Which value should be made effective is selected using the application parameter for mechanical rigidity
setting switch [APP-4-00].
Once the mechanical rigidity is set, the gain will be adjusted automatically.
Refer to p.68 for details on the range of gains that can be set with automatic tuning.
SW2 dial
setting
Value of mechanical rigidity
setting switch parameter
Reference mechanical rigidity
0 to 3 0 to 3 Low rigidity (belt pulley, etc.)
4 to 9 4 to 9 Medium rigidity (chain, etc.)
A to F 10 to 15 High rigidity (ball screw, directly coupled load, etc.)
Note
• The higher the value of mechanical rigidity, the higher the motor response becomes.
Note, however, that an excessively high value may cause vibration or noise.
• The estimated value of load inertial moment is saved in the driver’s EEPROM every
20 minutes.
• Semi-auto
1.
Set the application parameter for load inertial moment ratio [APP-0-01].
The load inertial moment ratio refers to the percentage of the inertial moment of the load to the rotor
inertial moment of the motor. If the rotor inertial moment is equal to the load inertial moment, the load
inertial moment ratio becomes 100%. Refer to the catalog for the rotor inertial moment of your motor.
If the equipment is complex and estimating the load is difficult, you can use the OPX-2A or MEXE02
to monitor the load inertial moment ratio estimated by the driver.
2.
Set the mechanical rigidity in the same manner as in the “automatic” mode.
Once the mechanical rigidity and load inertial moment ratio are set, the gain will be adjusted
automatically.
Refer to p.68 for details on the range of gains that can be set with semi-auto tuning.
• Manual
Follow the procedure below to adjust the gain with a sufficient margin.
1.
Set the application parameter for load inertial moment ratio [APP-0-01].
The load inertial moment ratio refers to the percentage of the inertial moment of the load to the rotor
inertial moment of the motor. If the rotor inertial moment is equal to the load inertial moment, the load
inertial moment ratio becomes 100%. Refer to the catalog for the rotor inertial moment of your motor.
If the equipment is complex and estimating the load is difficult, you can use the OPX-2A or MEXE02
to monitor the load inertial moment ratio estimated by the driver.
2.
Set the mechanical rigidity in the same manner as in the “automatic” mode.
3.
Adjust the compliance with respect to speed deviation. Set the application parameter for speed
loop gain [APP-0-04].
Increasing the speed loop gain will decrease the deviation between the command speed and actual speed.
Note, however, that an excessively high value may increase the motor overshoot or cause hunting.
4.
Decrease the deviation that cannot be adjusted with the speed loop gain. Set the application
parameter for speed loop integral time constant [APP-0-05].
If the integral time constant is too high, motor operation will become slow.

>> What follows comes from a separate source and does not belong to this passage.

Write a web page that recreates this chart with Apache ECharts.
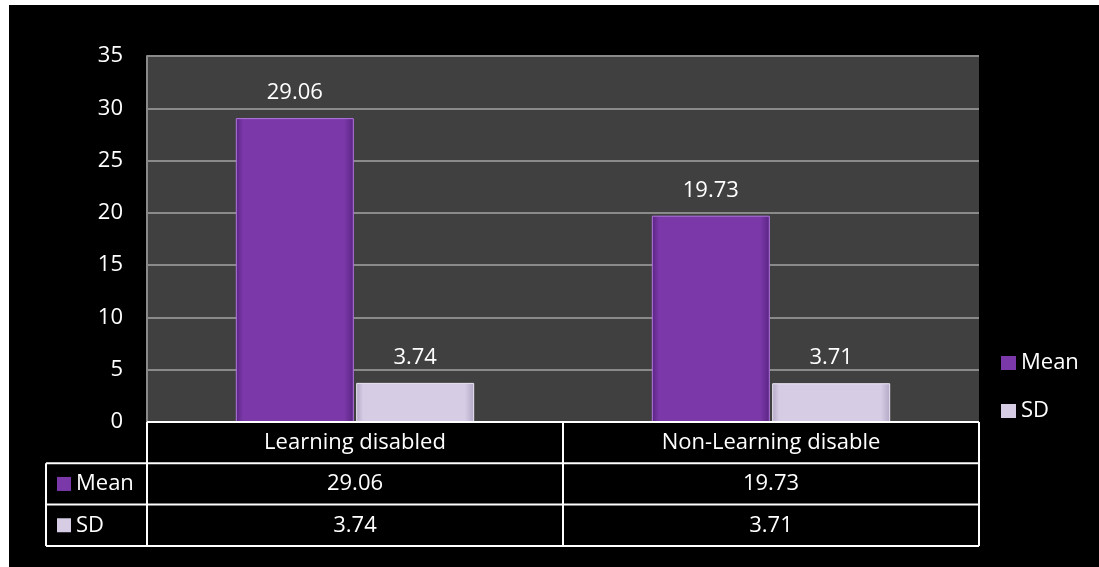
<!DOCTYPE html>
<html>
<head>
<meta charset="utf-8">
<script src="https://cdn.jsdelivr.net/npm/echarts@6/dist/echarts.min.js"></script>
<style>
  html, body { margin: 0; padding: 0; background: #fff; }
  #main {
    position: absolute;
    left: 9px;
    top: 5px;
    width: 1090px;
    height: 562px;
    background: #000;
  }
</style>
</head>
<body>
<div id="main"></div>
<script>
  var categories = ['Learning disabled', 'Non-Learning disable'];
  var seriesNames = ['Mean', 'SD'];
  var meanValues = [29.06, 19.73];
  var sdValues = [3.74, 3.71];
  var yMin = 0, yMax = 35, yStep = 5;

  var colors = ['#7a38a8', '#d6cde5'];
  var font = '"Open Sans", "Noto Sans", sans-serif';

  // plot area (px inside the chart div)
  var gLeft = 138, gTop = 51, gRight = 120, gBottom = 145;
  var W = 1090, H = 562;
  var plotR = W - gRight, plotB = H - gBottom;
  var tabLeft = 37;
  var rowH = 41.3;
  var bandW = (plotR - gLeft) / categories.length;

  var myChart = echarts.init(document.getElementById('main'));

  // table under the chart
  var graphics = [];
  function hline(y, x1, x2) {
    graphics.push({ type: 'line', shape: { x1: x1, y1: y, x2: x2, y2: y }, style: { stroke: '#fff', lineWidth: 2 }, z: 100 });
  }
  function vline(x, y1, y2) {
    graphics.push({ type: 'line', shape: { x1: x, y1: y1, x2: x, y2: y2 }, style: { stroke: '#fff', lineWidth: 2 }, z: 100 });
  }
  var rows = [meanValues, sdValues];
  var tabBottom = plotB + rowH * (rows.length + 1);
  hline(plotB, gLeft, plotR);
  for (var r = 1; r <= rows.length; r++) {
    hline(plotB + rowH * r, tabLeft, plotR);
  }
  hline(tabBottom, tabLeft, plotR);
  vline(tabLeft, plotB + rowH, tabBottom);
  for (var c = 0; c <= categories.length; c++) {
    vline(gLeft + bandW * c, plotB, tabBottom);
  }
  rows.forEach(function (vals, r) {
    var cy = plotB + rowH * (r + 1.5);
    graphics.push({
      type: 'rect', shape: { x: tabLeft + 11, y: cy - 7, width: 14, height: 14 },
      style: { fill: colors[r] }, z: 100
    });
    graphics.push({
      type: 'text', x: tabLeft + 30, y: cy,
      style: { text: seriesNames[r], fill: '#fff', font: '22px ' + font, textVerticalAlign: 'middle' }, z: 100
    });
    vals.forEach(function (v, c) {
      graphics.push({
        type: 'text', x: gLeft + bandW * (c + 0.5), y: cy,
        style: { text: v.toFixed(2), fill: '#fff', font: '22px ' + font, textAlign: 'center', textVerticalAlign: 'middle' }, z: 100
      });
    });
  });

  // bevel-ish look: darker sides
  function bevel(base, dark) {
    return {
      type: 'linear', x: 0, y: 0, x2: 1, y2: 0,
      colorStops: [
        { offset: 0, color: dark },
        { offset: 0.06, color: base },
        { offset: 0.92, color: base },
        { offset: 1, color: dark }
      ]
    };
  }

  var option = {
    animation: false,
    backgroundColor: '#000',
    textStyle: { fontFamily: font },
    grid: { left: gLeft, top: gTop, right: gRight, bottom: gBottom, show: true, backgroundColor: '#404040', borderWidth: 0 },
    legend: {
      orient: 'vertical',
      left: 987,
      top: 342,
      itemWidth: 15,
      itemHeight: 14,
      itemGap: 26,
      icon: 'rect',
      textStyle: { color: '#fff', fontSize: 22, fontFamily: font },
      data: seriesNames.map(function (n, i) { return { name: n, itemStyle: { color: colors[i], borderWidth: 0 } }; })
    },
    xAxis: {
      type: 'category',
      data: categories,
      axisLine: { show: false },
      axisTick: { show: false },
      axisLabel: { color: '#fff', fontSize: 22, margin: 21, verticalAlign: 'middle' }
    },
    yAxis: {
      type: 'value',
      min: yMin,
      max: yMax,
      interval: yStep,
      axisLine: { show: true, lineStyle: { color: '#8a8a8a', width: 2 } },
      axisTick: { show: false },
      axisLabel: { color: '#fff', fontSize: 22, margin: 24 },
      splitLine: { lineStyle: { color: '#8a8a8a', width: 2 } }
    },
    series: [
      {
        name: seriesNames[0], type: 'bar', data: meanValues, barWidth: 118, barGap: '2%',
        itemStyle: { color: bevel(colors[0], '#5a2482'), borderColor: '#b276e0', borderWidth: 1 },
        label: { show: true, position: 'top', distance: 14, color: '#fff', fontSize: 22, formatter: function (p) { return p.value.toFixed(2); } }
      },
      {
        name: seriesNames[1], type: 'bar', data: sdValues, barWidth: 118,
        itemStyle: { color: bevel(colors[1], '#b3a8c6'), borderColor: '#efe9f7', borderWidth: 1 },
        label: { show: true, position: 'top', distance: 14, color: '#fff', fontSize: 22, formatter: function (p) { return p.value.toFixed(2); } }
      }
    ],
    graphic: graphics
  };
  myChart.setOption(option);
</script>
</body>
</html>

If the constant is too low, on
the other hand, hunting may occur.
5.
Adjust the compliance with respect to position deviation. Set the application parameter for
position loop gain [APP-0-03].
Increasing the position loop gain will decrease the deviation between the command position and actual
position. Note, however, that an excessively high value may increase the motor overshoot or cause
hunting.
6.
Repeat steps 2 to 5 to set an optimal gain.